Some of the newly discovered cases previously had been documented incorrectly, while others weren’t documented at all, a situation the Republican chief executive called “not acceptable.”
“While it is no secret that DCS has struggled with systemic problems since its inception, we have to get it right,” Haslam said in a statement.
The governor appointed Larry Martin, a senior adviser in his office, to conduct an analysis of the DCS operations, but said Commissioner Kate O’Day will remain in charge.
“To me this this really isn’t about data, or one employee, or even one case,” he said. “This is about getting it right for the children who need our help.”
The additional cases were uncovered as officials prepared for a federal court hearing today.
DCS has been under federal court oversight since 2001 after settling a class-action lawsuit over the high number of children it has placed in foster care.
The settlement limited the number of cases assigned to workers and required better training. It also led to the appointment of a monitor to report on whether the state was making progress to reduce the numbers of children living in institutions and place siblings in the same foster home, among other measures.
Haslam did not say in the statement what changes he expects to make at the department.
“The department’s work is critical,” he said. “My goal is not to get in the way of that work, but I believe we have to take a different approach than what has been taken before.”
A Nashville judge in a separate case this week ordered the department to provide more detailed information about children who died or nearly died after the agency investigated reports of abuse or neglect.
The department initially produced a report containing only one line of information on the cases of 151 children who officials said had died since 2009. Attorneys for the state had argued that DCS was prohibited by state law from releasing its records.
Chancellor Carol McCoy on Wednesday ruled that a child’s right to privacy is diminished after the child dies and the more important concern becomes what the state did or did not do to try to prevent the death.
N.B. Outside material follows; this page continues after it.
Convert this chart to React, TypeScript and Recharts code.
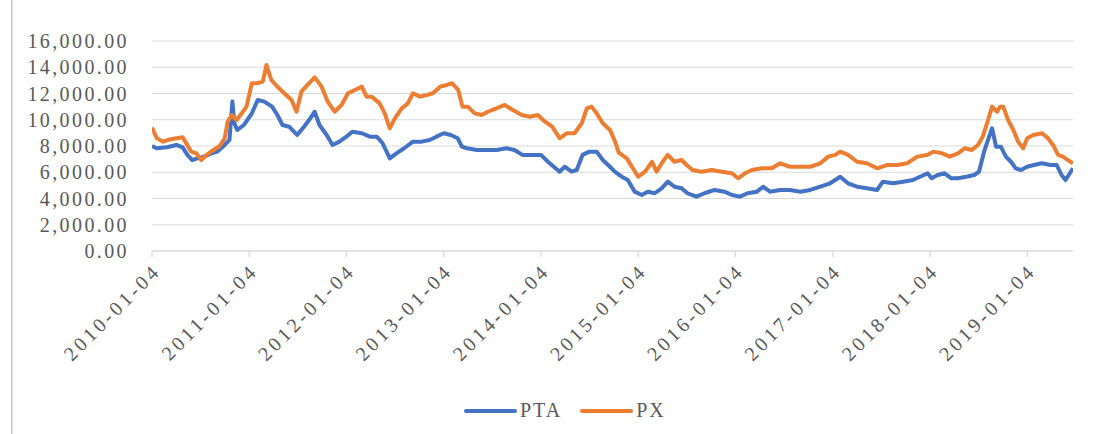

She directed DCS to file with the court an estimate of how long it will take to redact the confidential information from the summaries of the more than 200 other requested files and the costs involved.
The records then must be turned over to 12 news media organizations that sued under Tennessee’s public records law. The media coalition was led by The Tennessean and included The Associated Press.
As part of the case, McCoy reviewed the files of four of the children whose records had been requested.
“The files do not appear to be in chronological order nor are they organized in any meaningful way; the individual pages are held together with large clips in plain folders,” McCoy said in her order.